The idea is to brute force to find the maximum length subarray which satisfies the given condition.

- The steps are as follows:
- Maintain a variable ‘ans’, which stores the final answer.
- Loop from 1 to ‘N’ Using 'i:
- 'i' denotes the length of the subarray, which may satisfy the condition.
- Maintain an array ‘prefixSum’ which stores the prefix sum of the array ‘a’.
- To check whether the subarray of length 'i' satisfies the condition, we use a helper function, ‘isPossible’:
- ‘isPossible’ takes array ‘A’, ‘B’,’prefixSum’ and integer ‘C’, and length 'k' as input parameters.
- ‘isPossible’ finds if there exists any subarray, of size 'k' which satisfies the given condition.
- ‘isPossible’ considers all arrays of the size given in the input parameter, using priority queue ‘que’.
- We maintain a boolean variable ‘flag’ which denotes, if there exists a subarray of size 'k' which satisfies the condition.
- We first push the first 'k' elements in the ‘que’, then for each iteration from 'k' to ‘N’.
- Then loop from 'k' to ‘N’ using ‘i’ to check whether the condition, maximum element in the ‘B’ array and the product of the subarray in ‘A’ with 'k' is less than ‘C’, If we find any such array we mark ‘flag’ as true.
- Remove the elements which are not in the 'k' range by popping from ‘que’, which can be checked via, ‘que.top().second’ <= ‘i’ - ‘k’, where ‘que.top().second’ denotes the index of the element at the top of the ‘que’
- Return ‘flag’ which denotes if there exists a subarray of size ‘k’ satisfying the condition.

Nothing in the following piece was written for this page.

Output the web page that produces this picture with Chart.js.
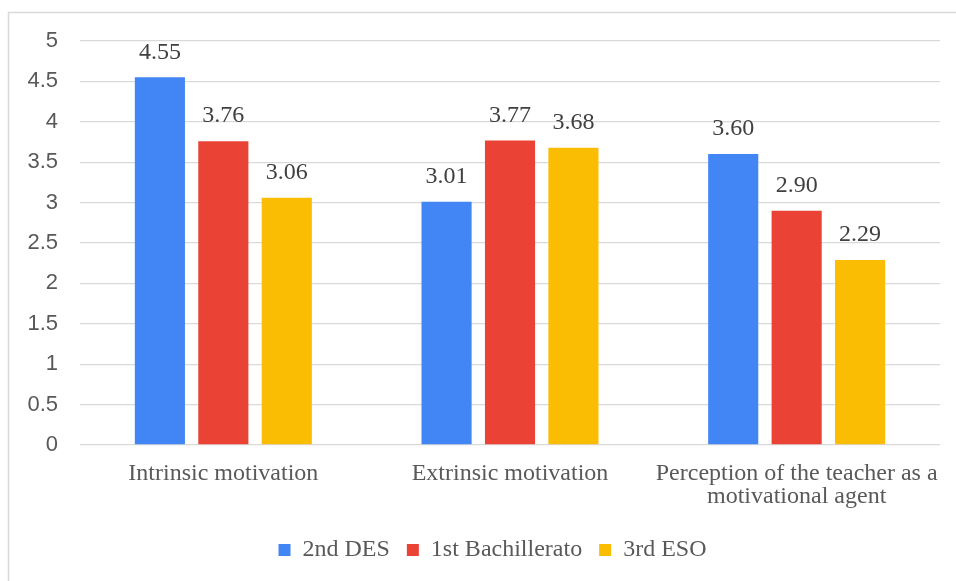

- If ‘isPossible’ returns true we store 'k' as the ‘ans’.
- Return ‘ans’ as the final answer.

Approach 2

The idea is to optimize the above approach using binary search, since for some length ‘K’, if ‘K’ is possible, then obviously ‘K - 1’ will also be possible. Therefore we binary search over the length of the array.

The steps are as follows:

- Maintain a variable ‘ans’, which stores the final answer.
- Maintain a variable ‘low’ and ‘high’, for binary searching across the length of the array.
- Maintain an array ‘prefixSum’ which stores the prefix sum of the array ‘a’.
- While ‘low’ is less than equal to ‘high’:
- ‘mid’ is the average of ‘low’ and ‘high’.
- To check whether the subarray of length 'mid' satisfies the condition, we use a helper function, ‘isPossible’:
- ‘isPossible’ takes array ‘A’, ‘B’,’prefixSum’ and integer ‘C’, and length 'k' as input parameters.
- ‘isPossible’ finds if there exists any subarray, of size 'k' which satisfies the given condition.
- ‘isPossible’ considers all arrays of the size given in the input parameter, using priority queue ‘que’.
- We maintain a boolean variable ‘flag’ which denotes, if there exists a subarray of size 'k' which satisfies the condition.
- We first push the first 'k' elements in the ‘que’, then for each iteration from 'k' to ‘N’.
- Then loop from 'k' to ‘N’ using ‘i’ to check whether the condition, maximum element in the ‘B’ array and the product of the subarray in ‘A’ with 'k' is less than ‘C’, If we find any such array we mark ‘flag’ as true.
- Remove the elements which are not in the 'k' range by popping from ‘que’, which can be checked via, ‘que.top().second’ <= ‘i’ - ‘k’, where ‘que.top().second’ denotes the index of the element at the top of the ‘que’
- Return ‘flag’ which denotes if there exists a subarray of size ‘k’ satisfying the condition.

- If ‘isPossible’ returns true, we store ‘mid’ as the ‘ans’, and assign ‘mid + 1’ to low. Else, assign ‘mid-1’ to ‘high’.

- Return ‘ans’ as the final answer.